• **TO DO**
Output exactly the lines from the first one down to the line containing "wall_c, floor_c, gray_edge", inclusive.

• **MATERIAL PROVIDED**

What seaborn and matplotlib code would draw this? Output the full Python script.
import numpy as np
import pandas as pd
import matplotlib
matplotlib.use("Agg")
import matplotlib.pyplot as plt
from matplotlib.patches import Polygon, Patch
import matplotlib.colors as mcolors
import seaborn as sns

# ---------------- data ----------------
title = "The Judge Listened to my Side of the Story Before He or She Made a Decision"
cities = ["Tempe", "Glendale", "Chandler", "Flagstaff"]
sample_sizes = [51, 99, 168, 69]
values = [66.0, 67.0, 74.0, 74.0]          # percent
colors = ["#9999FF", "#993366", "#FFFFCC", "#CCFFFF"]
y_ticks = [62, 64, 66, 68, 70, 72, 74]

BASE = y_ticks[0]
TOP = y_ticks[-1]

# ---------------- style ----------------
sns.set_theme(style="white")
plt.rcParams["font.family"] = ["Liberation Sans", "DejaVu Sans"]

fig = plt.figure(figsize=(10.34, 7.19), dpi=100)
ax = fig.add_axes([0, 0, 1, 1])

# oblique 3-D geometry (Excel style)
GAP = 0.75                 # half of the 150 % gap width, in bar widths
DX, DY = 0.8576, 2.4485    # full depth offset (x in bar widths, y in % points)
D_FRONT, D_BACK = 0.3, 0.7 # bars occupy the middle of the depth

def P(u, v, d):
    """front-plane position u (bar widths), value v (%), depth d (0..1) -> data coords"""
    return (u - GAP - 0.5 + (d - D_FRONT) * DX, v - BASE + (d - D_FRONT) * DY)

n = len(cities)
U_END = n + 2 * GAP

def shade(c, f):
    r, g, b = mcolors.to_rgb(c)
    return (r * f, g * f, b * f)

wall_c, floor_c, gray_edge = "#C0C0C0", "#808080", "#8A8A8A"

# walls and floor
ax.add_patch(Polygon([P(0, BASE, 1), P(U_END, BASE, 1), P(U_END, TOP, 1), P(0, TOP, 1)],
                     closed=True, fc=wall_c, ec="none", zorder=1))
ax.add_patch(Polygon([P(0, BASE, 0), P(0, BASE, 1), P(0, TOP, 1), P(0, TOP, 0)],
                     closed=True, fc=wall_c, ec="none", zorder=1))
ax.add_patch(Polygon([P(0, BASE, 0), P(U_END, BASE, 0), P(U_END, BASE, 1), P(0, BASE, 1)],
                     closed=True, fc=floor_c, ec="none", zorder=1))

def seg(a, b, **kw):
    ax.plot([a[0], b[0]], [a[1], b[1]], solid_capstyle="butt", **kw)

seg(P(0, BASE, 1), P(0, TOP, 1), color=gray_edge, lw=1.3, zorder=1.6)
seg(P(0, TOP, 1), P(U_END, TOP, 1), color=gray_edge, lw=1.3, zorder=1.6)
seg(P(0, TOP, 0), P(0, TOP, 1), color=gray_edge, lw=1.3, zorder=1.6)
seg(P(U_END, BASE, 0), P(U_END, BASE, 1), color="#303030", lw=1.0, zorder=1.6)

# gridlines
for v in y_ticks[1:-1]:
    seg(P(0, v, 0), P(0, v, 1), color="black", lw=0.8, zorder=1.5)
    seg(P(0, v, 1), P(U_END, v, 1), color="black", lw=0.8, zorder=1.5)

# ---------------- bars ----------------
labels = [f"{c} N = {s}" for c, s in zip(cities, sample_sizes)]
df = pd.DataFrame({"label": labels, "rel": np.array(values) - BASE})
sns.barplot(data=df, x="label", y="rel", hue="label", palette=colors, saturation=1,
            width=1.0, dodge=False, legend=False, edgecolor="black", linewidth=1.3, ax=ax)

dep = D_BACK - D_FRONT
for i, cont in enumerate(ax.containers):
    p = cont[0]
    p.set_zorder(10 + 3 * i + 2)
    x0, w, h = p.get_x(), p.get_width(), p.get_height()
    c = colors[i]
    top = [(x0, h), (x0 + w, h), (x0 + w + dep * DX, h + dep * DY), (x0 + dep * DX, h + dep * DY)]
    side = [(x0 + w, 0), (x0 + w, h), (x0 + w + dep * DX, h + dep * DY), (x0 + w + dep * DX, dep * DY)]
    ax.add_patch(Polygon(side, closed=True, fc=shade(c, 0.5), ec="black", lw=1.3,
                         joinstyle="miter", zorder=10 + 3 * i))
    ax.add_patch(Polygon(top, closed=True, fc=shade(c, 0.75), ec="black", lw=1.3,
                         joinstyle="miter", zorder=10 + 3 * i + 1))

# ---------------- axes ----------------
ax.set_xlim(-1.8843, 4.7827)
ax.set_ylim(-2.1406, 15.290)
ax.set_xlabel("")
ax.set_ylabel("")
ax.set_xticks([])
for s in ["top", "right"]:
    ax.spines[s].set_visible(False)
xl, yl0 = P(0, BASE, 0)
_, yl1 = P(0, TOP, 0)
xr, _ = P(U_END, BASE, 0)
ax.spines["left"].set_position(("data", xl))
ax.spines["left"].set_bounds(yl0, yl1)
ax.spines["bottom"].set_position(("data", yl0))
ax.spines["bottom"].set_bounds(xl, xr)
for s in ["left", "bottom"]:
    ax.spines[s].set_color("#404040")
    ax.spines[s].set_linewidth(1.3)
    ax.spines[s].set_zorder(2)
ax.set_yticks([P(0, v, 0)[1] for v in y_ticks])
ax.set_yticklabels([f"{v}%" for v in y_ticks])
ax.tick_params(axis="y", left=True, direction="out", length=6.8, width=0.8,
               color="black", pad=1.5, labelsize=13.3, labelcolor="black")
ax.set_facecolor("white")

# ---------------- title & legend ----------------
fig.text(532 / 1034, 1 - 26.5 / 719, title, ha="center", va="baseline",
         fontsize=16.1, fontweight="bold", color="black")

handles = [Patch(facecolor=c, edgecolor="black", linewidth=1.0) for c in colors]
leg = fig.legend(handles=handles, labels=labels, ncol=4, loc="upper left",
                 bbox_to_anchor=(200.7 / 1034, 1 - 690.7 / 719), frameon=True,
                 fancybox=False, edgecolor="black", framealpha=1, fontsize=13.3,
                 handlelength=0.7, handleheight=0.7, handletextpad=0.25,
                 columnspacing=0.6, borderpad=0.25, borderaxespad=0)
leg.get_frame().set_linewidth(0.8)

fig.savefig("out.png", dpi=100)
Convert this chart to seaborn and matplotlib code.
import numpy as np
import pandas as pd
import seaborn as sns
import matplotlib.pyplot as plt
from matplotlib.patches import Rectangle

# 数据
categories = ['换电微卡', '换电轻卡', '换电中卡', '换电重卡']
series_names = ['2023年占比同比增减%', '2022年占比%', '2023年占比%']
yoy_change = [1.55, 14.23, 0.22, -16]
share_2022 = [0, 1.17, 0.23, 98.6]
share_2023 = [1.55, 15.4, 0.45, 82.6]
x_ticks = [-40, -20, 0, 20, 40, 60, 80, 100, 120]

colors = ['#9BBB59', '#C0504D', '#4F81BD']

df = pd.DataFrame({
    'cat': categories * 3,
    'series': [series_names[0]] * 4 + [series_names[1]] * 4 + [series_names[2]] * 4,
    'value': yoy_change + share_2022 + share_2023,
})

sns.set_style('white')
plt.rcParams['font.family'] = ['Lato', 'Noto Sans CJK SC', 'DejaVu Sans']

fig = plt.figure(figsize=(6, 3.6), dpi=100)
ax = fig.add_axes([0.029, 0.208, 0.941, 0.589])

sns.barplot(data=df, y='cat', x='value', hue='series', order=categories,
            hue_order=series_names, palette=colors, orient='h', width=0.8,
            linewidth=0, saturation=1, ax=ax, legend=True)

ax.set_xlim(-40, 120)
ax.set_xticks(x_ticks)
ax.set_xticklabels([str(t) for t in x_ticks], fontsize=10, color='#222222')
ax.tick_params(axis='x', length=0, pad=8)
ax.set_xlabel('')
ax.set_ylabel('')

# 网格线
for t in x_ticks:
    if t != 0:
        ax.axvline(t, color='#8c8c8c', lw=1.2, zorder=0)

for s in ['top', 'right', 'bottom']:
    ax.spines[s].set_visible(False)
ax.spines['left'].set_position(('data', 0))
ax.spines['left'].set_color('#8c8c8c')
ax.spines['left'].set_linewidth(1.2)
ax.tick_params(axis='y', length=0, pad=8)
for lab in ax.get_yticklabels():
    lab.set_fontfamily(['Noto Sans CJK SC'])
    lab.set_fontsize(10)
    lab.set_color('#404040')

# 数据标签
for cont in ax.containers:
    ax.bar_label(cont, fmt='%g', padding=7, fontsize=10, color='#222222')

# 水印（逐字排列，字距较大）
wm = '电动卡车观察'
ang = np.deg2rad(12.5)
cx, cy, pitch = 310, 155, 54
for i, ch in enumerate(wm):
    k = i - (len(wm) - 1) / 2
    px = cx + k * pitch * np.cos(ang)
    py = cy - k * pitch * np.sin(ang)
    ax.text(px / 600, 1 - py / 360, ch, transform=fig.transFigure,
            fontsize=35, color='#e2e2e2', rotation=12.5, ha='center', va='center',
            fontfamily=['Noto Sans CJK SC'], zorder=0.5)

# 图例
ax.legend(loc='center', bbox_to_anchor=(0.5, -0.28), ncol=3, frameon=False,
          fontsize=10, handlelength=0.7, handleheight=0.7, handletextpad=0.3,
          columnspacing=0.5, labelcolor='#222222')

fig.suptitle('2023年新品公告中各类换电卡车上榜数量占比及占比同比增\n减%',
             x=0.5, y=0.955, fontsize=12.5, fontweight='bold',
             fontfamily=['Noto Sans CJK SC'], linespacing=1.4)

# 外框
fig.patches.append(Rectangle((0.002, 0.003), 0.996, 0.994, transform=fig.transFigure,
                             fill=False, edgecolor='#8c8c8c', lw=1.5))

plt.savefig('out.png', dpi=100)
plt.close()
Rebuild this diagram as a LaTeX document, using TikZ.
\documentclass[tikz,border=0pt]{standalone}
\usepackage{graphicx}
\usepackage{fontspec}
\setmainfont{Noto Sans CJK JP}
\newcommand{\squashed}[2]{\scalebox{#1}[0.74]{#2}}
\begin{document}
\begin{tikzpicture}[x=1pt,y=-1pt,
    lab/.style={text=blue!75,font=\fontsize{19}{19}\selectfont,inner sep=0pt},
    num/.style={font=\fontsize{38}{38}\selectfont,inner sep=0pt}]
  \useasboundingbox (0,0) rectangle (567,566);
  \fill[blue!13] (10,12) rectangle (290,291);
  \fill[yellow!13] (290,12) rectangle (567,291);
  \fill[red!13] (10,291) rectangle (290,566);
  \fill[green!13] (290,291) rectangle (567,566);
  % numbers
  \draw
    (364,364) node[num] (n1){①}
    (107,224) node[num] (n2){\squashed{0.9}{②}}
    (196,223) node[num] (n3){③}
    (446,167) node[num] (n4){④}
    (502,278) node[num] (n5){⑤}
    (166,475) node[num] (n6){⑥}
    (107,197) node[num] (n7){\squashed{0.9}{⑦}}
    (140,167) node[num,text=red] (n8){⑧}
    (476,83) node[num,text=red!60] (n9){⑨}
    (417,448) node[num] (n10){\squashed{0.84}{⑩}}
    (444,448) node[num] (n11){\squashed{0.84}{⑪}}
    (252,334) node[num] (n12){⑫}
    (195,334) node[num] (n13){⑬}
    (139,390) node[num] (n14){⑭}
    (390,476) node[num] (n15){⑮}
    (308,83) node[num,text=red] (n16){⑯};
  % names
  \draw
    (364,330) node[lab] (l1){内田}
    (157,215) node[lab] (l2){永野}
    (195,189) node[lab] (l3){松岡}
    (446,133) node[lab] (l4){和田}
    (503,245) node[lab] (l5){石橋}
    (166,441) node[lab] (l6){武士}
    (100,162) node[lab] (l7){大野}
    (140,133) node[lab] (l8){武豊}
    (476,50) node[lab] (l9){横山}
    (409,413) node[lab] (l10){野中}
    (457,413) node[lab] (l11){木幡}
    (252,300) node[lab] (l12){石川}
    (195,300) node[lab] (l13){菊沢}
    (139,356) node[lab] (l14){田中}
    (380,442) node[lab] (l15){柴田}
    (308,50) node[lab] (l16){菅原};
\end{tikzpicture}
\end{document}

• **EXERCISE OUTPUT**
What seaborn and matplotlib code would draw this? Output the full Python script.
import numpy as np
import pandas as pd
import matplotlib
matplotlib.use("Agg")
import matplotlib.pyplot as plt
from matplotlib.patches import Polygon, Patch
import matplotlib.colors as mcolors
import seaborn as sns

# ---------------- data ----------------
title = "The Judge Listened to my Side of the Story Before He or She Made a Decision"
cities = ["Tempe", "Glendale", "Chandler", "Flagstaff"]
sample_sizes = [51, 99, 168, 69]
values = [66.0, 67.0, 74.0, 74.0]          # percent
colors = ["#9999FF", "#993366", "#FFFFCC", "#CCFFFF"]
y_ticks = [62, 64, 66, 68, 70, 72, 74]

BASE = y_ticks[0]
TOP = y_ticks[-1]

# ---------------- style ----------------
sns.set_theme(style="white")
plt.rcParams["font.family"] = ["Liberation Sans", "DejaVu Sans"]

fig = plt.figure(figsize=(10.34, 7.19), dpi=100)
ax = fig.add_axes([0, 0, 1, 1])

# oblique 3-D geometry (Excel style)
GAP = 0.75                 # half of the 150 % gap width, in bar widths
DX, DY = 0.8576, 2.4485    # full depth offset (x in bar widths, y in % points)
D_FRONT, D_BACK = 0.3, 0.7 # bars occupy the middle of the depth

def P(u, v, d):
    """front-plane position u (bar widths), value v (%), depth d (0..1) -> data coords"""
    return (u - GAP - 0.5 + (d - D_FRONT) * DX, v - BASE + (d - D_FRONT) * DY)

n = len(cities)
U_END = n + 2 * GAP

def shade(c, f):
    r, g, b = mcolors.to_rgb(c)
    return (r * f, g * f, b * f)

wall_c, floor_c, gray_edge = "#C0C0C0", "#808080", "#8A8A8A"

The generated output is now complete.